Viking Range Corp. has found that in recruiting employees to work for the company in Greenwood, a number of potential employees declined to take the job because of the lack of accelerated learning opportunities for their children in K-12.
“We have a public school system, of course, and a private school system,” said Bill Crump, director of governmental affairs and executive assistant to the president, Viking Range Corp. “But those were not meeting the needs of some people. They were looking for something different. Several times we lost potential employees because of the school situation here. We were also losing existing employees to other areas where the educational opportunities are better.”
It was also an issue with other businesses and industries in the area, and with recruiting new industry to the area, said Crump, who serves on Greenwood-LeFlore Industrial Board and on the board of the Greenwood-LeFlore-Carroll Economic Development Foundation.
“There was a need for another alternative for education in Greenwood,” Crump said. “We looked at this for several years, and in January of last year decided it was time to do something about that. We put in motion a plan to start the New Delta Preparatory School. “
The non-public special purpose school, as classified by the Mississippi Department of Education, started classes in August 2007. Crump said there has been positive feedback from students, parents and other school systems in the area.
“We have been pleased with the support of the public school system and the private school system,” Crump said. “One of those reasons is both systems realize we are not competing with them. The New Delta School is just providing another alternative for them in the education process.”
The school is grades seven through 12, and is a college preparatory program. It is focusing on a small class size, and a small teacher-student ratio that allows a lot of individualized and accelerated learning.
“The whole vision is academic excellence, morale responsibility and community citizenship,” Crump said. “It is trying to develop an overall student.
“We’re also not focusing so much on athletics.
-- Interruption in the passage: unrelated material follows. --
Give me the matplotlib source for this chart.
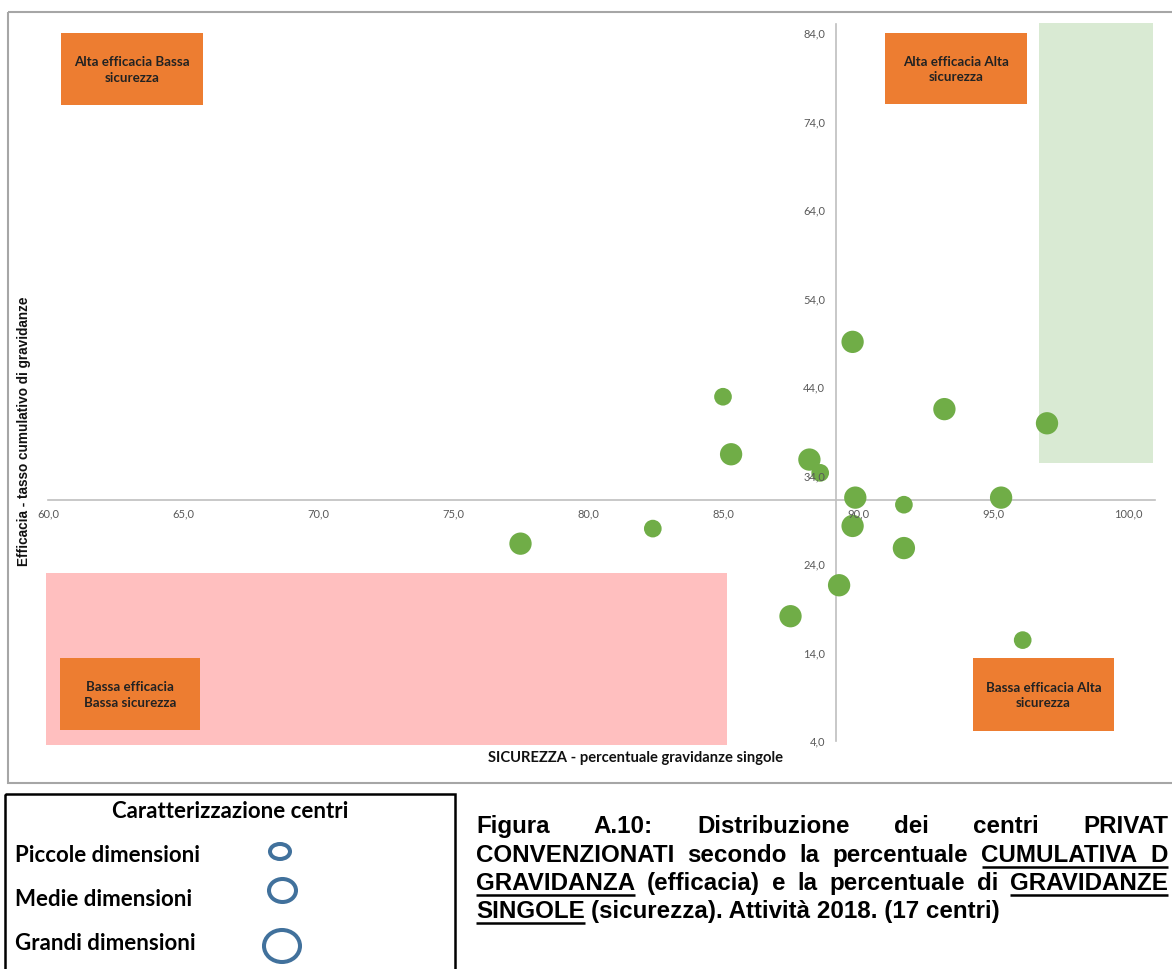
import matplotlib.pyplot as plt
from matplotlib.patches import Rectangle, Ellipse

# dati: sicurezza (% gravidanze singole), efficacia (tasso cumulativo), dimensione centro
sicurezza = [89.8, 85.0, 93.2, 97.0, 85.3, 88.2, 88.6, 89.9, 91.7, 95.3,
             89.8, 91.7, 82.4, 77.5, 89.3, 87.5, 96.1]
efficacia = [49.1, 42.9, 41.5, 39.9, 36.4, 35.8, 34.3, 31.5, 30.7, 31.5,
             28.3, 25.8, 28.0, 26.3, 21.6, 18.1, 15.4]
dimensione = ['G', 'M', 'G', 'G', 'G', 'G', 'M', 'G', 'M', 'G',
              'G', 'G', 'M', 'G', 'G', 'G', 'M']

x_ticks = [60, 65, 70, 75, 80, 85, 90, 95, 100]
y_ticks = [4, 14, 24, 34, 44, 54, 64, 74, 84]
x_cross = 89.2   # media sicurezza
y_cross = 31.2   # media efficacia

x_title = 'SICUREZZA - percentuale gravidanze singole'
y_title = 'Efficacia - tasso cumulativo di gravidanze'
quadranti = ['Alta efficacia Bassa\nsicurezza', 'Alta efficacia Alta\nsicurezza',
             'Bassa efficacia\nBassa sicurezza', 'Bassa efficacia Alta\nsicurezza']
legenda_titolo = 'Caratterizzazione centri'
legenda_voci = ['Piccole dimensioni', 'Medie dimensioni', 'Grandi dimensioni']
didascalia = [
    ['Figura', 'A.10:', 'Distribuzione', 'dei', 'centri', 'PRIVAT'],
    ['CONVENZIONATI', 'secondo', 'la', 'percentuale', 'CUMULATIVA', 'D'],
    ['GRAVIDANZA', '(efficacia)', 'e', 'la', 'percentuale', 'di', 'GRAVIDANZE'],
    ['SINGOLE', '(sicurezza). Attività 2018. (17 centri)'],
]
sottolineate = [(1, 4, 5), (2, 0, 0), (2, 6, 6), (3, 0, 0)]

W, H = 1172, 969
GREEN = '#70AD47'
ORANGE = '#ED7D31'
GRAY = '#BFBFBF'

fig = plt.figure(figsize=(W / 100, H / 100), dpi=100)

# livello di sfondo in pixel (forme, riquadri, didascalia)
bg = fig.add_axes([0, 0, 1, 1], zorder=0)
bg.set_xlim(0, W)
bg.set_ylim(H, 0)
bg.axis('off')


def box(x0, y0, x1, y1, color, **kw):
    bg.add_patch(Rectangle((x0, y0), x1 - x0, y1 - y0, facecolor=color,
                           edgecolor='none', **kw))


# cornice del grafico
bg.add_patch(Rectangle((8, 12), 1250, 771, fill=False, edgecolor='#A6A6A6', lw=1.5))

box(1039, 23, 1153, 463, '#D9EAD3')
box(46, 573, 727, 745, '#FFBFBF')

quad_boxes = [(61, 33, 203, 105), (885, 33, 1027, 104),
              (60, 658, 200, 730), (973, 658, 1114, 731)]
for (x0, y0, x1, y1), txt in zip(quad_boxes, quadranti):
    box(x0, y0, x1, y1, ORANGE)
    bg.text((x0 + x1) / 2, (y0 + y1) / 2 + 1, txt, ha='center', va='center',
            fontsize=9.6, fontweight='bold', family='Lato', color='#222222',
            linespacing=1.35)

bg.text(635, 758, x_title, ha='center', va='center', fontsize=10.6,
        fontweight='bold', family='Lato', color='#111111')
bg.text(24, 431, y_title, ha='center', va='center', rotation=90, fontsize=9.8,
        fontweight='bold', family='Liberation Sans', color='#111111')

# grafico a bolle
ax = fig.add_axes([48 / W, (H - 741) / H, 41 * 27 / W, 81 * 8.85 / H], zorder=1)
ax.set_facecolor('none')
ax.set_xlim(60, 101)
ax.set_ylim(4, 85)
ax.set_axisbelow(False)

size_map = {'M': 162, 'G': 258}
ax.scatter(sicurezza, efficacia, s=[size_map[d] for d in dimensione],
           color=GREEN, edgecolor='none', zorder=2)

for side in ['top', 'right']:
    ax.spines[side].set_visible(False)
ax.spines['left'].set_position(('data', x_cross))
ax.spines['bottom'].set_position(('data', y_cross))
for side in ['left', 'bottom']:
    ax.spines[side].set_color(GRAY)
    ax.spines[side].set_linewidth(1.2)
    ax.spines[side].set_zorder(0.5)

ax.set_xticks(x_ticks)
ax.set_xticklabels([f'{v:.1f}'.replace('.', ',') for v in x_ticks])
ax.set_yticks(y_ticks)
ax.set_yticklabels([f'{v:.1f}'.replace('.', ',') for v in y_ticks])
ax.tick_params(axis='x', length=0, pad=6, labelsize=8, labelcolor='#595959')
ax.tick_params(axis='y', length=0, pad=8, labelsize=8, labelcolor='#595959')
for lab in ax.get_xticklabels() + ax.get_yticklabels():
    lab.set_family('Lato')

# riquadro legenda dimensioni
bg.add_patch(Rectangle((5, 794), 450, 300, fill=False, edgecolor='black', lw=1.8))
bg.text(230, 811, legenda_titolo, ha='center', va='center', fontsize=16,
        fontweight='bold', family='Lato', color='black')
leg_y = [856, 899, 943]
ell = [(280, 851.5, 24, 19), (282.5, 890.5, 31, 27), (282, 946, 40, 36)]
for y, txt, (cx, cy, w, h) in zip(leg_y, legenda_voci, ell):
    bg.text(15, y, txt, ha='left', va='center', fontsize=16, fontweight='bold',
            family='Lato', color='black')
    bg.add_patch(Ellipse((cx, cy), w - 4, h - 4, fill=False,
                         edgecolor='#41719C', lw=2.9))

# didascalia giustificata: parole misurate e distribuite fra i margini
left, right = 476, 1168
basi = [833, 862, 890, 918]
righe = []
for base, parole in zip(basi, didascalia):
    righe.append([bg.text(left, base, p, ha='left', va='baseline', fontsize=17.4,
                          fontweight='bold', family='Liberation Sans',
                          color='black') for p in parole])

fig.canvas.draw()
renderer = fig.canvas.get_renderer()
for i, testi in enumerate(righe):
    larg = [t.get_window_extent(renderer).width for t in testi]
    if i < 3:
        gap = (right - left - sum(larg)) / (len(testi) - 1)
    else:
        gap = 6.5
    x = left
    for t, w in zip(testi, larg):
        t.set_x(x)
        x += w + gap

fig.canvas.draw()
for i, a, b in sottolineate:
    x0 = righe[i][a].get_window_extent(renderer).x0
    x1 = righe[i][b].get_window_extent(renderer).x1
    y = basi[i] + 5
    bg.plot([x0, x1], [y, y], color='black', lw=1.8, solid_capstyle='butt')

fig.savefig('out.png', dpi=100)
It is more individualized sports rather than the team sports settings available in the public and private schools. We have extracurricular activities in the arts. We have a culinary program for the students who want to participate in that.”
A number of engineers and other professionals work for Viking Range. But the school is not just designed for their children. A lot of Viking’s other employees have students who want to have more of an individualized and small learning environment. And there has been interest from employees of other companies.
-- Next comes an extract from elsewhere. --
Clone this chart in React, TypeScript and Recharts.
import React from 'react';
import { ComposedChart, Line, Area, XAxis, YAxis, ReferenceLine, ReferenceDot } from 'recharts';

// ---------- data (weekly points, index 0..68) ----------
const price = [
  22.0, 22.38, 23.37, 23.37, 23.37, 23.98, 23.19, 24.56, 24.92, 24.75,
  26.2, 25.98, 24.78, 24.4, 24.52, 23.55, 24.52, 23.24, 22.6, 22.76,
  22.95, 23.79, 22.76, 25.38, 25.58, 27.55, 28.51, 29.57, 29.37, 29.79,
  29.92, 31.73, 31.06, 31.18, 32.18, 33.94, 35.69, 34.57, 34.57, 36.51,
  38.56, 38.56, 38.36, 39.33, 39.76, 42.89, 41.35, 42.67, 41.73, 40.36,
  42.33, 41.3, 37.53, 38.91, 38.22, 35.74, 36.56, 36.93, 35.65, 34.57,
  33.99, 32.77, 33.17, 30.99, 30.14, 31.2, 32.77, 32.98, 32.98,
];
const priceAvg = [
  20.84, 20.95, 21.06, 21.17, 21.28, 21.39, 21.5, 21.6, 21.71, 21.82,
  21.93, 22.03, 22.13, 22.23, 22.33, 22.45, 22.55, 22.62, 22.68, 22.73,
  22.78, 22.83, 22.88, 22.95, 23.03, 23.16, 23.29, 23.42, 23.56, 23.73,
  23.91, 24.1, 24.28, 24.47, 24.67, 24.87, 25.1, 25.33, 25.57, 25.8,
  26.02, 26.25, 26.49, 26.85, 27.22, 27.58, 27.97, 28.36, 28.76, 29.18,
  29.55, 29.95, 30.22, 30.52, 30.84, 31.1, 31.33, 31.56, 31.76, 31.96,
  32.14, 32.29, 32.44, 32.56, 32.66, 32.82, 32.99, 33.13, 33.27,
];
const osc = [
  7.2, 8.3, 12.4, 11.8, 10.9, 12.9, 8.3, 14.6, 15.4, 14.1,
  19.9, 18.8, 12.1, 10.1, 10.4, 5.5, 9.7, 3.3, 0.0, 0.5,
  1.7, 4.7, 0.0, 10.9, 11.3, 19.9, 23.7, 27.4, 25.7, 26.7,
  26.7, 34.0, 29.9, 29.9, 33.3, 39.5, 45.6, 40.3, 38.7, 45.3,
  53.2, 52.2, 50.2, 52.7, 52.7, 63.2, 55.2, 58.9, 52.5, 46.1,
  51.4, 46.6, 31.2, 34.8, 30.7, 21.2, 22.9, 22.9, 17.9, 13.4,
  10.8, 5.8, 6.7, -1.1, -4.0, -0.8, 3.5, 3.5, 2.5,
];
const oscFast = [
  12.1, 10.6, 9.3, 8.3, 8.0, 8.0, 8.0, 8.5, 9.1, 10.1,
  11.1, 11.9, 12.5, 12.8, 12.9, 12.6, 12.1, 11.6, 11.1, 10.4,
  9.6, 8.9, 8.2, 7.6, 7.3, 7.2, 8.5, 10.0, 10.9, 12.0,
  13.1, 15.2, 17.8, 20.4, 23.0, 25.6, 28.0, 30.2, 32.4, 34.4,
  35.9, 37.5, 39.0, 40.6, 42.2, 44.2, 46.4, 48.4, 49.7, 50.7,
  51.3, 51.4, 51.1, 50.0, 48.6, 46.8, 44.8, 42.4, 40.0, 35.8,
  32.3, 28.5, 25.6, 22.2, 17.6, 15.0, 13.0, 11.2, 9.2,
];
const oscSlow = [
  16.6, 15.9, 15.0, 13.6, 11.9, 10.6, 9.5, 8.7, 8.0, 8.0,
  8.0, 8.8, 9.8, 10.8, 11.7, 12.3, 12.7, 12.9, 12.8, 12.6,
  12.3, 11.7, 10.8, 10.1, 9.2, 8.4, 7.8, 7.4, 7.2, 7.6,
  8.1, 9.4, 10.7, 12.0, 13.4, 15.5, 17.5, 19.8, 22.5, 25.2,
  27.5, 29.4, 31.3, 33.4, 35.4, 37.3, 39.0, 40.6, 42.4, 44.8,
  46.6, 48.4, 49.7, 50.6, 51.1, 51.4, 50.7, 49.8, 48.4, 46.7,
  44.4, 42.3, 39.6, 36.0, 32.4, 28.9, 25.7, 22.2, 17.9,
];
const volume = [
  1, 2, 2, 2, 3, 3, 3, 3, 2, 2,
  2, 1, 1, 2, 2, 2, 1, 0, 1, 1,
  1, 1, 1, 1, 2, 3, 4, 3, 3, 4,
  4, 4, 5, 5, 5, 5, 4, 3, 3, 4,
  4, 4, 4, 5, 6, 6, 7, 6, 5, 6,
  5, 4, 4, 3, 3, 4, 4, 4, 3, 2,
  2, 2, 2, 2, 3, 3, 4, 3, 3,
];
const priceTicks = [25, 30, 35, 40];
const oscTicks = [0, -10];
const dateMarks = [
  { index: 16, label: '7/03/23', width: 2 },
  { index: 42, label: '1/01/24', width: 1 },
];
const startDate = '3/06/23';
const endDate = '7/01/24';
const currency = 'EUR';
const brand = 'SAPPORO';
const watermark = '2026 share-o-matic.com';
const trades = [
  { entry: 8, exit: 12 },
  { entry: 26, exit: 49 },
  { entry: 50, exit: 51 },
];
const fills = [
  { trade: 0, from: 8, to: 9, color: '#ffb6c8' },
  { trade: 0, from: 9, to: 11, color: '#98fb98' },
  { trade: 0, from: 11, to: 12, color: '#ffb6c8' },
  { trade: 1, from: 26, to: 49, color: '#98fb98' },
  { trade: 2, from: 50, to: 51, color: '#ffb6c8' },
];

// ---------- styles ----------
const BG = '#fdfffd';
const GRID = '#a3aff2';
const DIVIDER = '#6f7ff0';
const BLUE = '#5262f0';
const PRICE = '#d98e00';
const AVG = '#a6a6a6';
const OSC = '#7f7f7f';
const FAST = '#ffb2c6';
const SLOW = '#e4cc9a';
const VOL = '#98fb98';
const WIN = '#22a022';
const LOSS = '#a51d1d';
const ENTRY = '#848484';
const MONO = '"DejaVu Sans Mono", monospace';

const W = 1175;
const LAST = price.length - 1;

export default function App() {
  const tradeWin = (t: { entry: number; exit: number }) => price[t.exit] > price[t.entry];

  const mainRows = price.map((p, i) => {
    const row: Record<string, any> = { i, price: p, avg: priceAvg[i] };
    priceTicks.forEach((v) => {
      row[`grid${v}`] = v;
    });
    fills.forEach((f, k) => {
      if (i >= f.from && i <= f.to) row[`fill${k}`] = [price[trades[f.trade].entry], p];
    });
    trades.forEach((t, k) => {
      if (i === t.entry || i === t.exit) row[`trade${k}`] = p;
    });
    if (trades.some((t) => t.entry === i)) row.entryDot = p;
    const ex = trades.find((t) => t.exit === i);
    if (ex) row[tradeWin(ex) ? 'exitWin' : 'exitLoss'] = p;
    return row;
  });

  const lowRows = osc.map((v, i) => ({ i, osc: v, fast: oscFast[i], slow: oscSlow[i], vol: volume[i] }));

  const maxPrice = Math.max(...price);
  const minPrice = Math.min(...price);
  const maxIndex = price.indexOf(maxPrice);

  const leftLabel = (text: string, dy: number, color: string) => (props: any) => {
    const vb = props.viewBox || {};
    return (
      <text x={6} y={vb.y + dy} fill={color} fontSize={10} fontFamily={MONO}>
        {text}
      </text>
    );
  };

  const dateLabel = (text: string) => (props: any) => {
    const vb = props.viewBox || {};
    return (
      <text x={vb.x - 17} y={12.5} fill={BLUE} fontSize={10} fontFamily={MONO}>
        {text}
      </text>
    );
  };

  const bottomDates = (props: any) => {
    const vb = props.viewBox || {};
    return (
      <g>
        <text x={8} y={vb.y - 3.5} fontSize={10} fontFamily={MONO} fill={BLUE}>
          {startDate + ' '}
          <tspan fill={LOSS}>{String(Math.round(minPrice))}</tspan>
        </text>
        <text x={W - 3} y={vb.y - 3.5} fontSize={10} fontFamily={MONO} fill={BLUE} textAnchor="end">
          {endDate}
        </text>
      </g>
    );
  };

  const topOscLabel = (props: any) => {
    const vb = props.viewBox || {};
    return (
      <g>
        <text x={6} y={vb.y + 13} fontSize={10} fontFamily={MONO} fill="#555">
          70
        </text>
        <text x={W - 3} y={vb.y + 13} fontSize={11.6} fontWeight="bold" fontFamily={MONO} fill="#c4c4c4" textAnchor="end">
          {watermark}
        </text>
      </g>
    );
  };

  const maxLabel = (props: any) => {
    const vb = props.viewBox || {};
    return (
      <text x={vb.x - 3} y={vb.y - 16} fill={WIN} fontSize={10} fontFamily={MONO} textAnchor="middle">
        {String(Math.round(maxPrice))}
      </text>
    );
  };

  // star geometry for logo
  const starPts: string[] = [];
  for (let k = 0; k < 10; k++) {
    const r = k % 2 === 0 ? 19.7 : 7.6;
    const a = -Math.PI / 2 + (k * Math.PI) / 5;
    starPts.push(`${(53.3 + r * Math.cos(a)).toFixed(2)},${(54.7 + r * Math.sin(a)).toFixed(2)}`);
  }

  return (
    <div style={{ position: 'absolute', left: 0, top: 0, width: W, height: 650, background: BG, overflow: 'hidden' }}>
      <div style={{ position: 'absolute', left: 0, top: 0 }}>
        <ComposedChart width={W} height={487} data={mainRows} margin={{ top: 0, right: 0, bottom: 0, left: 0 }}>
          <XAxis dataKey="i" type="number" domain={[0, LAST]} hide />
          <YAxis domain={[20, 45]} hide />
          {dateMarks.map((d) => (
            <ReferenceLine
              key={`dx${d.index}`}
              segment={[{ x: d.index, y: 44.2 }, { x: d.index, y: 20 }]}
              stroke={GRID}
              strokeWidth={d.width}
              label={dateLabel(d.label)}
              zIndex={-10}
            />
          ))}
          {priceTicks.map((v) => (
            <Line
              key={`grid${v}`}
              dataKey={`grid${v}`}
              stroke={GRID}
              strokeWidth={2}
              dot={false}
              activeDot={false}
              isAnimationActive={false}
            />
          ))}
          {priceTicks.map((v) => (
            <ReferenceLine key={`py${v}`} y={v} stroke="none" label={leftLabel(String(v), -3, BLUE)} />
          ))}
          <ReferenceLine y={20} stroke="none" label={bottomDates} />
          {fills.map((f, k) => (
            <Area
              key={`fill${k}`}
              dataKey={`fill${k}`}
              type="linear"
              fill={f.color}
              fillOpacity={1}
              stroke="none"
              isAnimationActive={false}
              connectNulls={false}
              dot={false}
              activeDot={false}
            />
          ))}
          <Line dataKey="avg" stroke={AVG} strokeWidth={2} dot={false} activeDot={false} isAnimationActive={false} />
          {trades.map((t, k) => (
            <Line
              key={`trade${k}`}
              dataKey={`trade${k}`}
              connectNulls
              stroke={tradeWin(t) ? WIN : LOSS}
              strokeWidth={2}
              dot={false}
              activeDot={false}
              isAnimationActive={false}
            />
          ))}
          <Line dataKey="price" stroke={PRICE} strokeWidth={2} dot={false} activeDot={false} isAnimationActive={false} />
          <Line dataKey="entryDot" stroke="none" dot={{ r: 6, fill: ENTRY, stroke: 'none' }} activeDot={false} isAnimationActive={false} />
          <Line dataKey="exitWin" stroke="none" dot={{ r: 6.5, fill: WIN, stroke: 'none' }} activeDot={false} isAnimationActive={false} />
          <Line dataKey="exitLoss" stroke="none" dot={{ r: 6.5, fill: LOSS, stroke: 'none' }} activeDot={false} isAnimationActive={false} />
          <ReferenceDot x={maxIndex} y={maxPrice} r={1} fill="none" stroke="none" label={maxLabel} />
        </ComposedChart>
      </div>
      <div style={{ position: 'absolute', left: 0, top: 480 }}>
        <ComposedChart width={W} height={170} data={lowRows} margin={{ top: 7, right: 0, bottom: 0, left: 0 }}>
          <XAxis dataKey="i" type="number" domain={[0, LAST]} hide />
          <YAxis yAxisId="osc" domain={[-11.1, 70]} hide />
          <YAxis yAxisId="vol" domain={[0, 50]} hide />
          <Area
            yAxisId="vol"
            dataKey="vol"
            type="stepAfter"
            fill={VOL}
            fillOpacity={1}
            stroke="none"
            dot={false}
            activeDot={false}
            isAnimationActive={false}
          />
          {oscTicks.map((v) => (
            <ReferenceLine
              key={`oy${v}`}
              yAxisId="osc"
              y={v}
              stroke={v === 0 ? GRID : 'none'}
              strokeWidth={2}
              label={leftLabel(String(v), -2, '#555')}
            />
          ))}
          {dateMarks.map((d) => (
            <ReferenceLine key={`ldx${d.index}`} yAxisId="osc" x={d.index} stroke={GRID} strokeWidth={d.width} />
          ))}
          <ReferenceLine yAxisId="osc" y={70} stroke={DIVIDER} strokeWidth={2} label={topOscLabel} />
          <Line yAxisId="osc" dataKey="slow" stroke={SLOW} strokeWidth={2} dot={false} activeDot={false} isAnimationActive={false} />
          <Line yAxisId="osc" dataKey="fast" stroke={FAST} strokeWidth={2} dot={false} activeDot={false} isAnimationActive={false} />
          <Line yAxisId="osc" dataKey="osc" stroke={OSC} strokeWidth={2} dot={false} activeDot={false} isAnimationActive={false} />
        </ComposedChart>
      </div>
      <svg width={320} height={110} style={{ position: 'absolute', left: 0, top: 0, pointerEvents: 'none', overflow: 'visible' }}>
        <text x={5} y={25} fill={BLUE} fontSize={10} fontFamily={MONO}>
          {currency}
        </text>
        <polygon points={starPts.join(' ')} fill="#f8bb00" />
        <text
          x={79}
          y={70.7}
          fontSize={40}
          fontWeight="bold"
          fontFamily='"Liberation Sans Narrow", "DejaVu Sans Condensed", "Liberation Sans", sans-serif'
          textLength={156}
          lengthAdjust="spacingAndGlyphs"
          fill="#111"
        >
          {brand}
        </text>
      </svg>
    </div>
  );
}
“The response in the industrial community has been good,” Crump said. “We have just gotten started, and are in our second semester. We picked up some additional students at mid-term. We intentionally got off to a slow start because we were building this as we went.”
There has been high interest in the new school from other communities in the state. The goal is to turn New Delta Prep into a model school. Crump said Mississippi has weak charter school legislation. It is hoping that can be improved by showing that a school like New Delta can be done in an environment with public and private schools without detracting from either.
“It basically enhances the other two schools,” Crump said. “We are looking down the road at doing some joint programs with both. We hope to be a model so we can go to the Legislature and the Department of Education to write more legislation for charter schools so more schools can be formed across the state.”